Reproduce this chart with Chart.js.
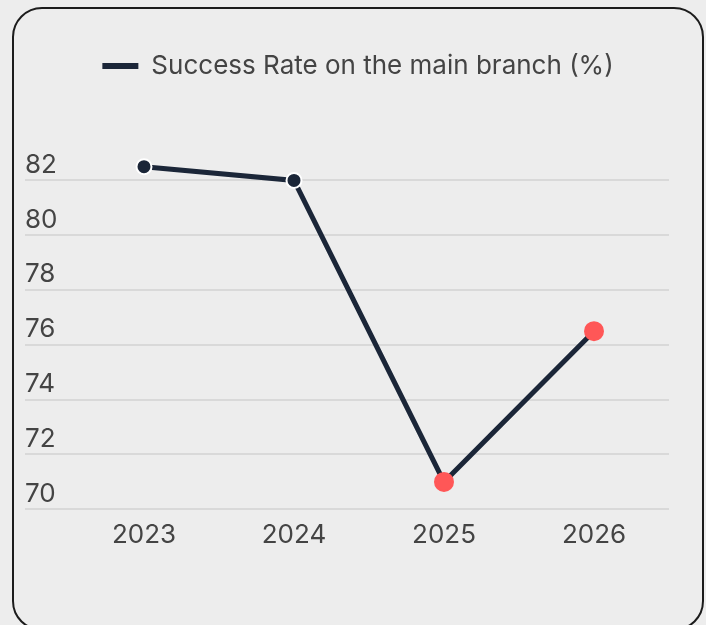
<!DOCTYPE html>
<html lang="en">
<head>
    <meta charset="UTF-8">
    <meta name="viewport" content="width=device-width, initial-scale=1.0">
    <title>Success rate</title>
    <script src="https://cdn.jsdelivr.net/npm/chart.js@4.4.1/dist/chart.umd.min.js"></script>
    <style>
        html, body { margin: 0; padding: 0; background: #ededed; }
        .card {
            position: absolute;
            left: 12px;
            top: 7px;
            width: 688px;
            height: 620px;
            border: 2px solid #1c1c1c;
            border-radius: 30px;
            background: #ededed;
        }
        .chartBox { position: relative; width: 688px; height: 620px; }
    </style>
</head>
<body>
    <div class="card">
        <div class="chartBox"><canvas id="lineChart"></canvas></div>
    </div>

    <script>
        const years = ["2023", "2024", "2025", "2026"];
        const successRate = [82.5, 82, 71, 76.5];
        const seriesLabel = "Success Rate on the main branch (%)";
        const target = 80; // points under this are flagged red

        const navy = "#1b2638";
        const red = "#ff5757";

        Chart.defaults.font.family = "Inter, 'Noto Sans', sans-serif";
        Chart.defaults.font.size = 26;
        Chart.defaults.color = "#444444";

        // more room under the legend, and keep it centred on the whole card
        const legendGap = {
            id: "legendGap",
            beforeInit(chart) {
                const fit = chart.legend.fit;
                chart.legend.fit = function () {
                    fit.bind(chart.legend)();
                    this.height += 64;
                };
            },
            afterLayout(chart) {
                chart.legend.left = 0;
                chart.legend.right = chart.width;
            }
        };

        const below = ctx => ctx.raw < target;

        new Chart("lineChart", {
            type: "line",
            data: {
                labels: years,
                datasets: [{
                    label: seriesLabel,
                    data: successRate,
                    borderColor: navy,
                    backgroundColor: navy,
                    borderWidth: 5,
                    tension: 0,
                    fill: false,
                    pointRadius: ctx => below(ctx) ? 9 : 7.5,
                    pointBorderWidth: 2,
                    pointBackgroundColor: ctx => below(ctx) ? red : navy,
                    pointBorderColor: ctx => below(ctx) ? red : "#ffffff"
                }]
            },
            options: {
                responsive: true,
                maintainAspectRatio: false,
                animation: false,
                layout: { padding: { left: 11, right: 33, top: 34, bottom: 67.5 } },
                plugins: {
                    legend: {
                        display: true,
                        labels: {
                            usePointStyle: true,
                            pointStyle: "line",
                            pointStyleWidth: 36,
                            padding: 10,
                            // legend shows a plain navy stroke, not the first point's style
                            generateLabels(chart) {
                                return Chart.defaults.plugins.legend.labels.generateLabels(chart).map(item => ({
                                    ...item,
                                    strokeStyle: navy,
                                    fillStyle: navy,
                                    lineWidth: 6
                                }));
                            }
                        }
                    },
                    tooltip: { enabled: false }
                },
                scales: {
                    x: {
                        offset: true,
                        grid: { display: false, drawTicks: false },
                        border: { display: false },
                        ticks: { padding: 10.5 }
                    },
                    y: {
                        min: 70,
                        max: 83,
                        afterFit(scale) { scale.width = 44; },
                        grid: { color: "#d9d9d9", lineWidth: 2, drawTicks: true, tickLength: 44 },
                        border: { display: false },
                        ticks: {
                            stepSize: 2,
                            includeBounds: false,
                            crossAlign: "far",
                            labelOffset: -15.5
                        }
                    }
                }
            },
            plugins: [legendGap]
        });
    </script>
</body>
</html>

*What to work on*
Your copy of the data above should match it exactly, except that pictures are left out.

*The completed task*
Reproduce this chart with Chart.js.
<!DOCTYPE html>
<html lang="en">
<head>
    <meta charset="UTF-8">
    <meta name="viewport" content="width=device-width, initial-scale=1.0">
    <title>Success rate</title>
    <script src="https://cdn.jsdelivr.net/npm/chart.js@4.4.1/dist/chart.umd.min.js"></script>
    <style>
        html, body { margin: 0; padding: 0; background: #ededed; }
        .card {
            position: absolute;
            left: 12px;
            top: 7px;
            width: 688px;
            height: 620px;
            border: 2px solid #1c1c1c;
            border-radius: 30px;
            background: #ededed;
        }
        .chartBox { position: relative; width: 688px; height: 620px; }
    </style>
</head>
<body>
    <div class="card">
        <div class="chartBox"><canvas id="lineChart"></canvas></div>
    </div>

    <script>
        const years = ["2023", "2024", "2025", "2026"];
        const successRate = [82.5, 82, 71, 76.5];
        const seriesLabel = "Success Rate on the main branch (%)";
        const target = 80; // points under this are flagged red

        const navy = "#1b2638";
        const red = "#ff5757";

        Chart.defaults.font.family = "Inter, 'Noto Sans', sans-serif";
        Chart.defaults.font.size = 26;
        Chart.defaults.color = "#444444";

        // more room under the legend, and keep it centred on the whole card
        const legendGap = {
            id: "legendGap",
            beforeInit(chart) {
                const fit = chart.legend.fit;
                chart.legend.fit = function () {
                    fit.bind(chart.legend)();
                    this.height += 64;
                };
            },
            afterLayout(chart) {
                chart.legend.left = 0;
                chart.legend.right = chart.width;
            }
        };

        const below = ctx => ctx.raw < target;

        new Chart("lineChart", {
            type: "line",
            data: {
                labels: years,
                datasets: [{
                    label: seriesLabel,
                    data: successRate,
                    borderColor: navy,
                    backgroundColor: navy,
                    borderWidth: 5,
                    tension: 0,
                    fill: false,
                    pointRadius: ctx => below(ctx) ? 9 : 7.5,
                    pointBorderWidth: 2,
                    pointBackgroundColor: ctx => below(ctx) ? red : navy,
                    pointBorderColor: ctx => below(ctx) ? red : "#ffffff"
                }]
            },
            options: {
                responsive: true,
                maintainAspectRatio: false,
                animation: false,
                layout: { padding: { left: 11, right: 33, top: 34, bottom: 67.5 } },
                plugins: {
                    legend: {
                        display: true,
                        labels: {
                            usePointStyle: true,
                            pointStyle: "line",
                            pointStyleWidth: 36,
                            padding: 10,
                            // legend shows a plain navy stroke, not the first point's style
                            generateLabels(chart) {
                                return Chart.defaults.plugins.legend.labels.generateLabels(chart).map(item => ({
                                    ...item,
                                    strokeStyle: navy,
                                    fillStyle: navy,
                                    lineWidth: 6
                                }));
                            }
                        }
                    },
                    tooltip: { enabled: false }
                },
                scales: {
                    x: {
                        offset: true,
                        grid: { display: false, drawTicks: false },
                        border: { display: false },
                        ticks: { padding: 10.5 }
                    },
                    y: {
                        min: 70,
                        max: 83,
                        afterFit(scale) { scale.width = 44; },
                        grid: { color: "#d9d9d9", lineWidth: 2, drawTicks: true, tickLength: 44 },
                        border: { display: false },
                        ticks: {
                            stepSize: 2,
                            includeBounds: false,
                            crossAlign: "far",
                            labelOffset: -15.5
                        }
                    }
                }
            },
            plugins: [legendGap]
        });
    </script>
</body>
</html>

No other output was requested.